To those who criticized her meeting with Abbas, Livni responded, “I believe in talking” — she wanted to hear from Abbas about things that happened during the negotiations. She even took advantage of the opportunity to spell out to Abbas her opinion regarding the agreement between Fatah and Hamas.

It's unclear how belief “in talking” can go hand in hand with Livni’s vote in the Cabinet, at the end of April, on behalf of a resolution determining that “the State of Israel will not conduct negotiations with a Palestinian government backed up by Hamas.” If she really believes that this is the right decision, the swearing-in of the Palestinian unity government will be the swan’s song of that which is dear to her — the two-state solution.

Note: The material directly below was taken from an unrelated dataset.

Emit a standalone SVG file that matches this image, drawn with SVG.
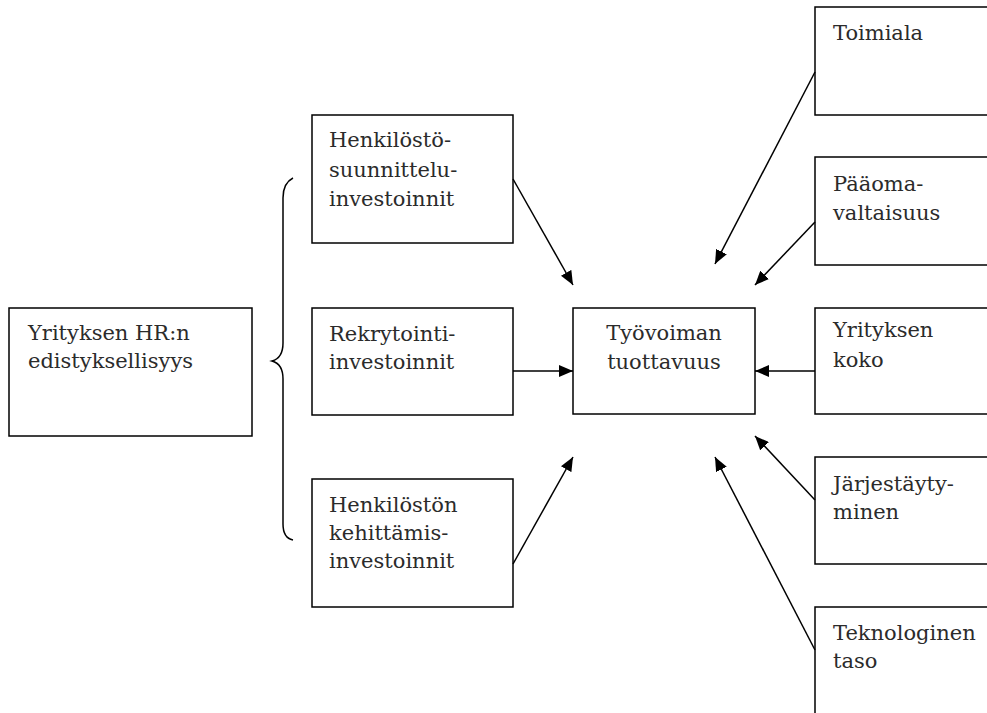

Soon, Livni will be forced to choose between negotiations with a Palestinian unity government for promoting the two-state solution, or diplomatic stagnation that will lead, in her own words, to the catastrophe of a binational state or apartheid. It will be interesting to see if Lapid will take her side should Livni choose the first path, and if they both leave Netanyahu in the hands of Bennett and Ya’alon.